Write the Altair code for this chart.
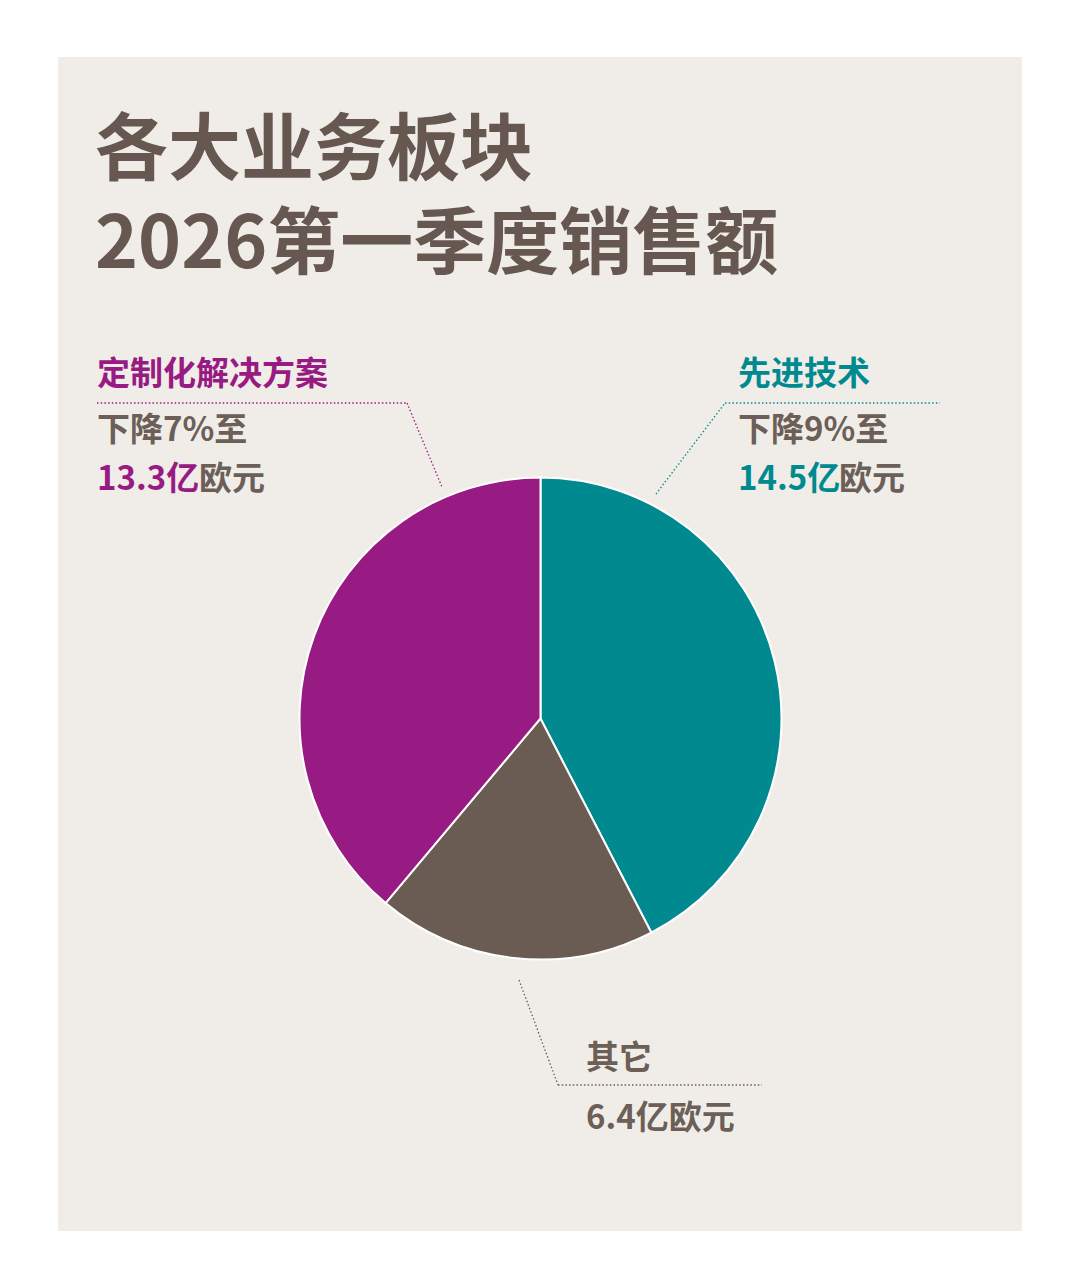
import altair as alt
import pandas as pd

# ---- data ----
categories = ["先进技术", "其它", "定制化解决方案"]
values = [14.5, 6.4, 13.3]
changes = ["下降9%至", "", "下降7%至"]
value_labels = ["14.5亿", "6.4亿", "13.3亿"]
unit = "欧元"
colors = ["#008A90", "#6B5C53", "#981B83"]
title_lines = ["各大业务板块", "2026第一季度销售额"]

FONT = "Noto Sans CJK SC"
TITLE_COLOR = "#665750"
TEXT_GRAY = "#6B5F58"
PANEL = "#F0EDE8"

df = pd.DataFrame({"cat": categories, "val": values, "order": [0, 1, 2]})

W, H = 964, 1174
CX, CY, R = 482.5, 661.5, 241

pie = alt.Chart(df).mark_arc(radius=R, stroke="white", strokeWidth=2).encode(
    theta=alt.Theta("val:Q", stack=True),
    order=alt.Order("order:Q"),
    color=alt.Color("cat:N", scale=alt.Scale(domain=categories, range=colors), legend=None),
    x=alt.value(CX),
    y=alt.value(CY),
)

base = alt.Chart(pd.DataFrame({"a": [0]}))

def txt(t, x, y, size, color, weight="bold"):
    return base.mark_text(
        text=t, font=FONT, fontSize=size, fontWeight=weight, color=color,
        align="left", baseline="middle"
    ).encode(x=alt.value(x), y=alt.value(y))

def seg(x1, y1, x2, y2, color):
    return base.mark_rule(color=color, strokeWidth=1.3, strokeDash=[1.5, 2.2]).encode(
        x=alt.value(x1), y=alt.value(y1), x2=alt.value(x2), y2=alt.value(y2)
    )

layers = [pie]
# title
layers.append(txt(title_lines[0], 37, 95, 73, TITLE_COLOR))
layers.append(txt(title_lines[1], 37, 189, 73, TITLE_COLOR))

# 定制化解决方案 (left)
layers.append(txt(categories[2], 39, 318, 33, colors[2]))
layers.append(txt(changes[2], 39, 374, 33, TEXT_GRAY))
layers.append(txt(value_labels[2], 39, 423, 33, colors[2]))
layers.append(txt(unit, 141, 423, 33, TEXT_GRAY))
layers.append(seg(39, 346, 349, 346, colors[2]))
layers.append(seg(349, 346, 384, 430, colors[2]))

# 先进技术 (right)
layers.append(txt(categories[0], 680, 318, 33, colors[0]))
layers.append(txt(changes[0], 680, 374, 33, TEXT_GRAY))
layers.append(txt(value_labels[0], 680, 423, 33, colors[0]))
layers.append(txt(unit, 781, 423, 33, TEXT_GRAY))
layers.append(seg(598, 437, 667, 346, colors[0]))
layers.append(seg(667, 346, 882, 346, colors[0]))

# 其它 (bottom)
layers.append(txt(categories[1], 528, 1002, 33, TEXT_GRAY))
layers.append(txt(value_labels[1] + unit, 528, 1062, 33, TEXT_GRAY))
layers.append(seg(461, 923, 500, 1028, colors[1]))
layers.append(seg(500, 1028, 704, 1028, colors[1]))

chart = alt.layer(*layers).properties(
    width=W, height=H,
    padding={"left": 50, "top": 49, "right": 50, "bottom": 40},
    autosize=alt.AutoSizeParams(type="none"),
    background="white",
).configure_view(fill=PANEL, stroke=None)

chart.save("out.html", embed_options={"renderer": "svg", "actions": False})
--
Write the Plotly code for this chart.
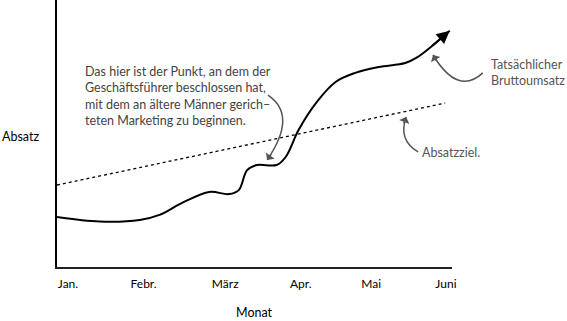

:: WORK TO DO ::
Copy only what runs above from the line containing "Write the Altair code for this chart." through the line containing "CX, CY, R = 482.5, 661.5, 241", exactly. Leave out the pictures.

:: RESPONSE TO THIS TASK ::
Write the Altair code for this chart.
import altair as alt
import pandas as pd

# ---- data ----
categories = ["先进技术", "其它", "定制化解决方案"]
values = [14.5, 6.4, 13.3]
changes = ["下降9%至", "", "下降7%至"]
value_labels = ["14.5亿", "6.4亿", "13.3亿"]
unit = "欧元"
colors = ["#008A90", "#6B5C53", "#981B83"]
title_lines = ["各大业务板块", "2026第一季度销售额"]

FONT = "Noto Sans CJK SC"
TITLE_COLOR = "#665750"
TEXT_GRAY = "#6B5F58"
PANEL = "#F0EDE8"

df = pd.DataFrame({"cat": categories, "val": values, "order": [0, 1, 2]})

W, H = 964, 1174
CX, CY, R = 482.5, 661.5, 241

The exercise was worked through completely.